◆ Exercise task: Pull out every line of the listing below where "with" appears.

◆ Given data:

++++++

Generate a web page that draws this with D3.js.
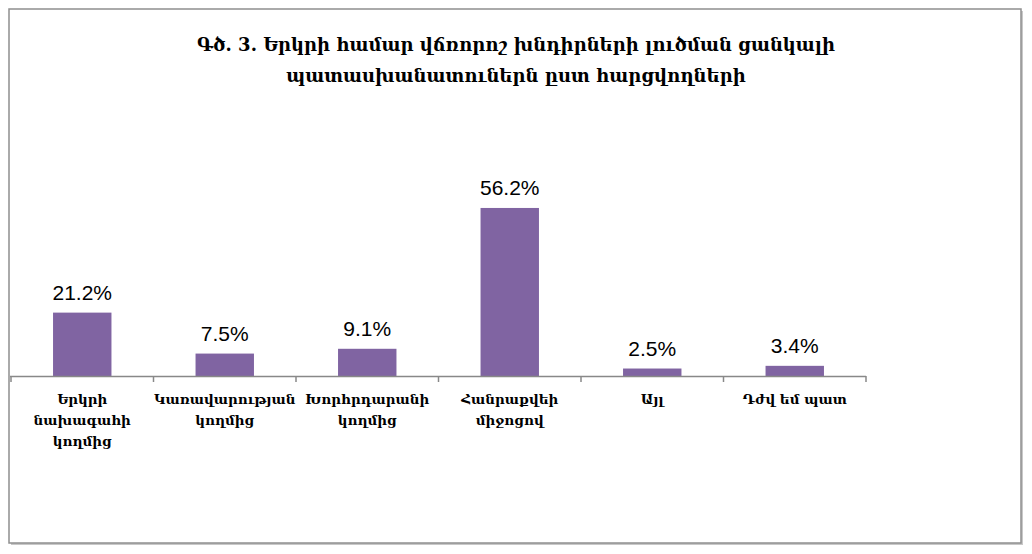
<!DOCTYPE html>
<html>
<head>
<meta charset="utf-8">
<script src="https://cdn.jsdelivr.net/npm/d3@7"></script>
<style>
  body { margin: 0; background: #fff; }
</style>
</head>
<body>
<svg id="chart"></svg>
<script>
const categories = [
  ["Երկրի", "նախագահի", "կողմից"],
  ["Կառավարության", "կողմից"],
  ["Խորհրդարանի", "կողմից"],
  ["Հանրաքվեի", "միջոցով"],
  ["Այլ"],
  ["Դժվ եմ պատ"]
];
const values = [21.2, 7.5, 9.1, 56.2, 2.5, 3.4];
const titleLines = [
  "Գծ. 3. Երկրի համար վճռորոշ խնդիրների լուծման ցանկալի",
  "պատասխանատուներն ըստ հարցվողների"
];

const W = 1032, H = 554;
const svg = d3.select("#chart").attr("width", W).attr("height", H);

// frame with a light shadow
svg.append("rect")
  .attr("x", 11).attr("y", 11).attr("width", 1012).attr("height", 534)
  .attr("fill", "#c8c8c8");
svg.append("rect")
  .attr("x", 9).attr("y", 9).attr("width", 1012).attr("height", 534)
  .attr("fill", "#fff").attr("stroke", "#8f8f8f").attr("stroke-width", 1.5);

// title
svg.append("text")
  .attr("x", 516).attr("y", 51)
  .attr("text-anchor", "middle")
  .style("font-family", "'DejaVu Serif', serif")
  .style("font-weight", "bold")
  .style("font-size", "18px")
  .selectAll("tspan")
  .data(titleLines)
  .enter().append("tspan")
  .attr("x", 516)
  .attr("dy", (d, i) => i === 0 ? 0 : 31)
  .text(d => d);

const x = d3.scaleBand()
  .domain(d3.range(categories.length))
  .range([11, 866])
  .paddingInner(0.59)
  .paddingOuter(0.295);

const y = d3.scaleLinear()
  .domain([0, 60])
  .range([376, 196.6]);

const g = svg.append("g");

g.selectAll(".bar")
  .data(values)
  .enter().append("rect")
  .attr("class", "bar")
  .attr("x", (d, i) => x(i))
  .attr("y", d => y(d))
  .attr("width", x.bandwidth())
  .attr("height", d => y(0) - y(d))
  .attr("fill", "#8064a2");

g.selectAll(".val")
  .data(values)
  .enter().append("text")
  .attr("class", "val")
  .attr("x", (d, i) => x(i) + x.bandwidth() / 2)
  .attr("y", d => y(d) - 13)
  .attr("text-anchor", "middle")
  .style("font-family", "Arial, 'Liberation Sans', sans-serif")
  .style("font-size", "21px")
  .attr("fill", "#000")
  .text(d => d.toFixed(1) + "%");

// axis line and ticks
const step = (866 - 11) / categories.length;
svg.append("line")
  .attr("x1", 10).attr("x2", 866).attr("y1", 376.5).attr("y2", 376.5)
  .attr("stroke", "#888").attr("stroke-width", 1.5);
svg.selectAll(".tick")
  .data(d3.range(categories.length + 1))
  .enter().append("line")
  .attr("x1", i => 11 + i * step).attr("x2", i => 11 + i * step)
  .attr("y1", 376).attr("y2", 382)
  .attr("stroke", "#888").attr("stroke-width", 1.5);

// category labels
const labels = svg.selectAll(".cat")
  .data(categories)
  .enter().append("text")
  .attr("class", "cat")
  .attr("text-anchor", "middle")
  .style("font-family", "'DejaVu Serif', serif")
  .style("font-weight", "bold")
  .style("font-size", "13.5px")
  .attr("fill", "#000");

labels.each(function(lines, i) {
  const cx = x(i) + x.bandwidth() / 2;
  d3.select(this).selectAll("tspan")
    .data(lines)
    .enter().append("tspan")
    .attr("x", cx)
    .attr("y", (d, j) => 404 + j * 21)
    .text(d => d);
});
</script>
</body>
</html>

++++++

◆ Reply:
Generate a web page that draws this with D3.js.
// frame with a light shadow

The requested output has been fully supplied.